That leaves the field with a materials dilemma. Electronic platforms increasingly need optical transparency, smooth surfaces for thin-film deposition, thermal stability for soldering, and end-of-life degradability in the same system. Existing options usually improve one of those properties at the expense of another.

This Perspective in Advanced Materials presents Leaftronics as a possible option. The concept behind this is to use the quasi-fractal venation networks found in leaves as lignocellulosic scaffolds for electronic materials. Those naturally evolved structures combine efficient transport, mechanical support, and low material use.

Practically, the scaffold can then be paired with biodegradable polymers or conductive coatings to create decomposable substrates and transparent electrodes.

Creating Leaf-Based Electronic Scaffolds

The process is designed to preserve the leaf’s natural hierarchy.
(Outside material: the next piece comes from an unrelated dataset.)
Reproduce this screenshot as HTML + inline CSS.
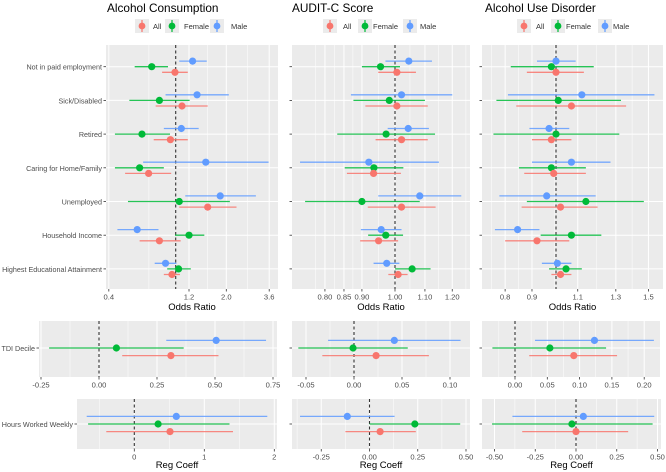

Leaves are treated in an alkaline solution to remove soft tissue and pigments, leaving behind a lignocellulosic skeleton. The remaining scaffold retains a quasi-fractal vein network with micrometer-scale features. Cleaning and surface-activation steps improve adhesion and prepare the structure for further integration.

From there, the platform branches in two directions. In one route, conductive coatings such as silver nanowires or silver microparticle inks are applied to the venation network to form transparent electrodes. In the other, the scaffold is infiltrated with biodegradable polymers, including ethyl cellulose or gelatin, to form composite substrates with smooth surfaces and good mechanical stability.

Key to the paper is that this scaffold-preparation route is relatively simple and low-energy compared with approaches such as nanocellulose processing. At the same time, the resulting materials are meant to fit into established electronics workflows, including vapor deposition, printing methods, and reflow soldering.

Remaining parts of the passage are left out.